While the US stock market has been hitting new all-time highs, I’ve still been seeing buying opportunities. That’s because plenty of top stocks have actually experienced significant share price pullbacks in the last few months and have been trading way off their 52-week highs.
In October, I took advantage of some of this share price weakness and bought two US tech stocks for my Stocks and Shares ISA. Here’s a look at the two companies I invested in.
Powering the digital revolution
The first tech stock I bought for my ISA in October was ASML (NASDAQ: ASML). It’s one of the world’s top manufacturers of semiconductor-making equipment and a leader in the lithography space (lithography is the process of printing patterns of electronic circuits onto silicon). I initiated a position here around the $740 mark.
There are a few reasons I’m bullish on ASML. The first is that governments around the world are looking to boost domestic semiconductor production in order to ease supply chain challenges. In the US, for example, the government is going to support Taiwan Semiconductor Manufacturing Company in building a $12bn manufacturing plant. I think this trend should benefit ASML because these new plants are going to require a ton of manufacturing equipment.
The second reason I’m bullish on ASML is that demand for semiconductors – which power almost all modern electronic devices including smartphones, laptops, and electric vehicles – is likely to rise significantly in the years ahead as the world becomes more digital. Already, demand is sky-high today. However, as new technologies such as 5G, autonomous vehicles, and artificial intelligence are rolled out, demand for chips is likely to increase further.
There are risks here, of course. One is the stock’s valuation. When I bought shares, the stock was trading on a forward-looking P/E ratio of about 47. That doesn’t leave a huge margin of safety.
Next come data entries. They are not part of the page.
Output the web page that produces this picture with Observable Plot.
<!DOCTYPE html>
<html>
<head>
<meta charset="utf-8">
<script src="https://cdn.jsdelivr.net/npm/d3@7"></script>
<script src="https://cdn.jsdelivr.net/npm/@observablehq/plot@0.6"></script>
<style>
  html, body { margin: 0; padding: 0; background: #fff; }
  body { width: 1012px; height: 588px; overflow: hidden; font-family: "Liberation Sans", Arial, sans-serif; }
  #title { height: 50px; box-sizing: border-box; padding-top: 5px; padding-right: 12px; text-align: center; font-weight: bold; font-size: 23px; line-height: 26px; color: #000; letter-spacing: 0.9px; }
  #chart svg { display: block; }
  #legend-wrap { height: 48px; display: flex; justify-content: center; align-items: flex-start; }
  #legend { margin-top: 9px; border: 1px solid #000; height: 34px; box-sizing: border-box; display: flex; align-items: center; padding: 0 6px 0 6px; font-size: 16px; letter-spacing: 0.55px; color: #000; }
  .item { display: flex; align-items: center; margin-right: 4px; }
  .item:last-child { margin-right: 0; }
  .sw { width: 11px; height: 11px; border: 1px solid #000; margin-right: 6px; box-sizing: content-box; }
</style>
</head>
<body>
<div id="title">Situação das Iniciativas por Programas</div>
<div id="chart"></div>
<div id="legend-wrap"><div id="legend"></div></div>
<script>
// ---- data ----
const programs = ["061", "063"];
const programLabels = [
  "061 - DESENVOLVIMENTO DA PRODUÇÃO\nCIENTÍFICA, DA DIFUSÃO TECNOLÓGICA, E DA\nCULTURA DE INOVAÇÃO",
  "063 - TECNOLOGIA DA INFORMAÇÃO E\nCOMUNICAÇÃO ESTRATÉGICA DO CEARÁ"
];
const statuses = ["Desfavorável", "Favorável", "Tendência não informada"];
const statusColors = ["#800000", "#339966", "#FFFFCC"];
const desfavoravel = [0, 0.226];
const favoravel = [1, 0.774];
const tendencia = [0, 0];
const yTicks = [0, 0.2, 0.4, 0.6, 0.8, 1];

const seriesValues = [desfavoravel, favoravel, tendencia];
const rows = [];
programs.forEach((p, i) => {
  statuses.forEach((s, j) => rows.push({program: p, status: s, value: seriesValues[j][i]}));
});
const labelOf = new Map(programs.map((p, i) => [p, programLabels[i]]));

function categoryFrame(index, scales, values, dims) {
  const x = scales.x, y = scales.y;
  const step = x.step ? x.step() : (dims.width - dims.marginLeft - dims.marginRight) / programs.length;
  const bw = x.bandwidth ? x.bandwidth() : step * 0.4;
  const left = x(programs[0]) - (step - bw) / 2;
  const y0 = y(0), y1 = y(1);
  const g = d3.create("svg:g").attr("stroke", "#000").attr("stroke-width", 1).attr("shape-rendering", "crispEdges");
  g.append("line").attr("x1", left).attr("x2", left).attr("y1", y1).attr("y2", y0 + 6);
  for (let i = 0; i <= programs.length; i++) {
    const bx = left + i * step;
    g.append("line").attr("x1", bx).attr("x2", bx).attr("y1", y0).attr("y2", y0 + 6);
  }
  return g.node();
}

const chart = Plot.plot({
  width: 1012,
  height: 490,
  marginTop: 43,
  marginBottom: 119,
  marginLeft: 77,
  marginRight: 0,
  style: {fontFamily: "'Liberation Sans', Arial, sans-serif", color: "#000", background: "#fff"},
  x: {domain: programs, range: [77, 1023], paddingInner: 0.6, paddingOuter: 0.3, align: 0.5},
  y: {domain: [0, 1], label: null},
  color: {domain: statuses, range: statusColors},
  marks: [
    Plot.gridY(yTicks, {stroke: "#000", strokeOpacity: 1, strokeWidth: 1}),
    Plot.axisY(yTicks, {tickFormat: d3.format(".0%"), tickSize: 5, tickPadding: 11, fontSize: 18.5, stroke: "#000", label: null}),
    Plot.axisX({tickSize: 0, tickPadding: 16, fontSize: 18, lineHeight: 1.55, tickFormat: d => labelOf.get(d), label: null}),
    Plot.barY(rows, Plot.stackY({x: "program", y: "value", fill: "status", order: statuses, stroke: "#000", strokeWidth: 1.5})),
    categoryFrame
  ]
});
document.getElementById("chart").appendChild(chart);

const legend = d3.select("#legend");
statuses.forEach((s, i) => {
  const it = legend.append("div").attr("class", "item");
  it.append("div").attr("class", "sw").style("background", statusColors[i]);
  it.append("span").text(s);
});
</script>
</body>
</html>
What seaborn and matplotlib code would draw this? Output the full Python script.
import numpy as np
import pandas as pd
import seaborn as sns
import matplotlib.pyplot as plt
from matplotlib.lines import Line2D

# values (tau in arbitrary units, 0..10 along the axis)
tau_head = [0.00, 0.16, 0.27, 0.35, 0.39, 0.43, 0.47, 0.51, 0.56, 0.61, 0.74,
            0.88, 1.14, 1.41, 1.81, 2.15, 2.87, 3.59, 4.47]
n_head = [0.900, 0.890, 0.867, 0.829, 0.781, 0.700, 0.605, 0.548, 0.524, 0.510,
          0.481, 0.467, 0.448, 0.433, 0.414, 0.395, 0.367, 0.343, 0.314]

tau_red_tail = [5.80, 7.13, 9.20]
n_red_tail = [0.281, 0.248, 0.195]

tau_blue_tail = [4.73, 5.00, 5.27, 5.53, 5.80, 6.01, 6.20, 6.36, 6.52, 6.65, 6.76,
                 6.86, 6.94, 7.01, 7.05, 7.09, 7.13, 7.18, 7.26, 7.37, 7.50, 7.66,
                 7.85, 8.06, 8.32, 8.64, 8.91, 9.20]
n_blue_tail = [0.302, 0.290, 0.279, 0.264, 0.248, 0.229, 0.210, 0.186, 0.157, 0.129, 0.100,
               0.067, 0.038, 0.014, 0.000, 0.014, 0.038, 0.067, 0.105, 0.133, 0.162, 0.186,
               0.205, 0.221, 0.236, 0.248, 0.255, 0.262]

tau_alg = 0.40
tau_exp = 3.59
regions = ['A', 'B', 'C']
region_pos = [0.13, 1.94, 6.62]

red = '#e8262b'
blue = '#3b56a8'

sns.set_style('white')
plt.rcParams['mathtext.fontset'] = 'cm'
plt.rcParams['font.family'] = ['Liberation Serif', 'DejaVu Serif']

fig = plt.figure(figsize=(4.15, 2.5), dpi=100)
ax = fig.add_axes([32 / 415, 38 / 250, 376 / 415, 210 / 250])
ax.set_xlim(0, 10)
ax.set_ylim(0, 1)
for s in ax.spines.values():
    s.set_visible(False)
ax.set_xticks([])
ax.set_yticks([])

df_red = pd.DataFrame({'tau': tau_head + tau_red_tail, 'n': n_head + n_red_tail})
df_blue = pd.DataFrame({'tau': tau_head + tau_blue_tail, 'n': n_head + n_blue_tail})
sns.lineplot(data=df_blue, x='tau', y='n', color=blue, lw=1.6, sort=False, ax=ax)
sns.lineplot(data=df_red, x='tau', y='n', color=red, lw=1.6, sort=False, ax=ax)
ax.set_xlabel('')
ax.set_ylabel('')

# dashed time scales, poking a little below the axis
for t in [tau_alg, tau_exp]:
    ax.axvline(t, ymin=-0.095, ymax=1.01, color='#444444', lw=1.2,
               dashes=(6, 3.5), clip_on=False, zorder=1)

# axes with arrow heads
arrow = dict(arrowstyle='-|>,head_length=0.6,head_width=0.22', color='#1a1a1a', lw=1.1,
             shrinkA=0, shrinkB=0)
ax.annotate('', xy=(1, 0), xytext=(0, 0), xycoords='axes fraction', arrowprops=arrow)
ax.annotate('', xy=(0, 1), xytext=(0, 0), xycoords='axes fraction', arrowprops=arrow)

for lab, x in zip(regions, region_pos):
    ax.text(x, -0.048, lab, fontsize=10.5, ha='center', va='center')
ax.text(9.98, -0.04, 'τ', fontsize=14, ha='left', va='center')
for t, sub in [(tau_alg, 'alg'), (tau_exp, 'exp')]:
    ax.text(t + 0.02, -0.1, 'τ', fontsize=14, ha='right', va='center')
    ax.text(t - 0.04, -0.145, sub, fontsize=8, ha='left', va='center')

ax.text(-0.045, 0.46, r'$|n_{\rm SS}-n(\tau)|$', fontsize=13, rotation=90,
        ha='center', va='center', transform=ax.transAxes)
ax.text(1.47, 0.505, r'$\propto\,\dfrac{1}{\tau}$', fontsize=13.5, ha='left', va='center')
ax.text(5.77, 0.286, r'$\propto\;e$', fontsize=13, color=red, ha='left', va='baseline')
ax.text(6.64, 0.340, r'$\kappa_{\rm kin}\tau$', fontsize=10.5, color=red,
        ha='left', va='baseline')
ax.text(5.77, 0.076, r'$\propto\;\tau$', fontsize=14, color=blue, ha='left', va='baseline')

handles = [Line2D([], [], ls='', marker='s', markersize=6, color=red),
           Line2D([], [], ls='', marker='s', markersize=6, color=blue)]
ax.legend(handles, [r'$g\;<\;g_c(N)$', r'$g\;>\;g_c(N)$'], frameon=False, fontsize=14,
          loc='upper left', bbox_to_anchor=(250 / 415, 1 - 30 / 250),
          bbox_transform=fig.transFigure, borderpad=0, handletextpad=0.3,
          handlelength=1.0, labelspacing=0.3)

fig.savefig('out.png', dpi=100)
However, I’m comfortable with the higher valuation. ASML basically enjoys a monopoly position in the lithography equipment market (around 85% of global revenues) so I think it’s worth a premium to the market.
400m users worldwide
The other US tech stock I bought for my Stocks and Shares ISA last month was PayPal (NASDAQ: PYPL). Its share price pulled back after it came to light that the company was looking at buying Pinterest (it has since declared that it’s not pursuing this deal). I bought some shares at around the $242 level.
The reason I bought PayPal is that I expect it to benefit from the growth of e-commerce over the next decade. When online retailers offer PayPal as a checkout option, consumers are nearly three times as likely to complete their purchases. So retailers really can’t afford to ignore the company.
It’s worth noting that according to Juniper Research, digital wallet spending could exceed $10trn globally by 2025, up from $5.5trn in 2020. I think PayPal, with its user base of over 400m customers, is likely to benefit from this growth.
Like ASML, this stock has a higher valuation. When I picked up the shares, the forward-looking P/E ratio was around 50. This valuation carries risk. If future growth is disappointing, the stock could underperform.